【マーケット・フラッシュ】日経平均は大幅安でスタート。円安地合いは変わらず輸出株の買い戻しに期待?

投資情報部 淺井一郎

2023/10/04

10/4(水)の東京株式市場で日経平均は大幅安でスタートし、約4ヵ月ぶりに31,000円割れで推移しています(9時50分時点)。日経平均は9/15(金)に33,533円へ上昇した後、下落基調へ転じています。本日の東京市場で材料視されているのは、(1)米国市場で長期金利の上昇が続いていること、(2)前日の海外時間で為替介入と見られる動きが確認されたこと、(3)米国議会において史上初となる下院議長の解任が決議されたこと、と見られます。

このうち(1)について、昨晩の米国市場では10年国債利回りが約16年ぶりに4.8%台へ到達しました。それでもなお、市場では金利先高観が払しょくされない状況が続いています。米国の政策金利(FFレート誘導目標)が「より高く、より長く」なるとの見方が強まっていることが、長期金利の上昇を促しているとみられます。
加えて、(3)について、本日の早朝(日本時間)にマッカーシー米下院議長の解任が議決されました。先月末の米国議会は、10月から始まる新財政年度の予算について、ぎりぎりのところで暫定予算(23年11月17日まで)を成立させ、政府機関の閉鎖を免れました。その大きな役割を担ったのがマッカーシー氏(共和党議員)なのですが、共和党内の保守・強硬派勢力の強い反発にあい、解任に至りました。今後は後任の下院議長が選出されることになるのですが、新しい議長が下院共和党をまとめ、本予算を含めてスムーズな審議が行われるのか、不透明と言わざるを得ません。市場ではこうした政治面の不透明感もまた、長期金利の上昇を促す要因になると指摘する声も聞かれます。当面、世界の金融市場は、米国長期金利の上昇を意識した展開が続くことが想定されるでしょう。

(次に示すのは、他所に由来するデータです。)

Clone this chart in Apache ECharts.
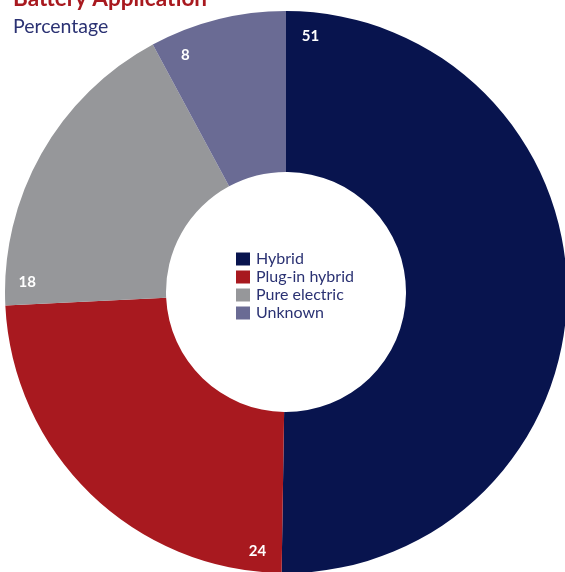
<!DOCTYPE html>
<html><head><meta charset="utf-8">
<script src="https://cdn.jsdelivr.net/npm/echarts@6/dist/echarts.min.js"></script>
<style>html,body{margin:0;padding:0;background:#fff}#c{width:565px;height:572px}</style>
</head><body><div id="c"></div>
<script>
const categories = ['Hybrid', 'Plug-in hybrid', 'Pure electric', 'Unknown'];
const values = [50.5, 24.1, 18, 7.9];
const colors = ['#08144E', '#A8191F', '#96979A', '#6A6B94'];

const chart = echarts.init(document.getElementById('c'));
const CX = 286, CY = 292, R0 = 120, R1 = 281;
const total = values.reduce((a, b) => a + b, 0);
const starts = [];
let acc = 0;
values.forEach(v => { starts.push(acc); acc += v; });

chart.setOption({
  animation: false,
  title: [
    { text: 'Battery Application', left: 13, top: -13, padding: 0,
      textStyle: { fontFamily: 'Lato', fontWeight: 'bold', fontSize: 22.5, color: '#A8191F' } },
    { text: 'Percentage', left: 13, top: 17, padding: 0,
      textStyle: { fontFamily: 'Lato', fontWeight: 'normal', fontSize: 19.5, color: '#2B3273' } }
  ],
  legend: {
    orient: 'vertical', left: 236, top: 251, padding: 0,
    itemWidth: 14, itemHeight: 13, itemGap: 2, icon: 'rect',
    textStyle: { fontFamily: 'Lato', fontSize: 16, color: '#2B3273', padding: [0, 0, 0, 1], lineHeight: 14 },
    data: categories
  },
  series: [{
    type: 'pie',
    center: [CX, CY],
    radius: [R0, R1],
    startAngle: 90,
    clockwise: true,
    avoidLabelOverlap: false,
    label: {
      show: true, position: 'inside', color: '#fff', fontFamily: 'Lato',
      fontWeight: 'bold', fontSize: 15,
      formatter: p => String(Math.round(p.value))
    },
    labelLine: { show: false },
    labelLayout: function (p) {
      const i = p.dataIndex;
      const ang = (starts[i] / total) * 2 * Math.PI + 0.095;
      const r = 259;
      return { x: CX + r * Math.sin(ang), y: CY + 2 - r * Math.cos(ang), align: 'center', verticalAlign: 'middle' };
    },
    emphasis: { disabled: true },
    data: categories.map((n, i) => ({ name: n, value: values[i], itemStyle: { color: colors[i] } }))
  }]
});
</script></body></html>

一方、昨晩の外国為替市場では、23時ころ(日本時間)に昨年10/21以来となる1ドル=150円を突破しました。しかし、その直後に円相場は1ドル=147円台半ばへ急激な円高となりました。この円相場の値動きに政府筋はノーコメントとしていますが、市場では政府・日銀が為替介入(円買い・ドル売り)を行ったとの見方が浮上しています。

もっとも、円相場は足元で再び149円台前半へ揺り戻されています。昨年10月の為替介入時は、その後に米長期金利の上昇が一服したこともあり、円相場は翌年1月にかけて130円割れの水準まで円高が進みました。しかし、今回は、前述したように米長期金利の先高観が強い中、たとえ政府・日銀が為替介入を行ったとしても、本格的な円高転換は難しく、あくまで円安の進行を遅らせるスムージング介入にとどまるとの見方が強いようです。

ここ1・2週間の国内株式市場の動きをみると、円相場が円安で推移していたにも関わらず、円安メリットを受けやすい輸出株を物色する動きが控えられていました。おそらく、為替介入により急激に円高が進むことに対する警戒があったのだと思います。

しかし、円安・ドル高の流れは日本株の輸出株を中心に追い風になると考えられます。このところ貿易面における稼ぎやすさを示した指標である交易条件(=輸出物価/輸入物価)が大きく改善しており、円安を背景に輸出企業が利益を上げやすい環境となっています。また、10/3の225の『ココがPOINT!』「決算発表シーズン前に押さえておきたい!日銀短観の注目ポイントは?」でも指摘したように、企業の為替前提は実勢の為替水準よりも保守的(円高前提)となっており、輸出企業は大幅な円高が進行しない限り、為替前提の変更による業績の上振れが期待できます。米長期金利の上昇と、為替介入への警戒が続くうちは、日本株についても手掛けにくい地合いが続く可能性がありますが、円安地合いが続けば、再び輸出株を買い戻す動きが期待されるでしょう。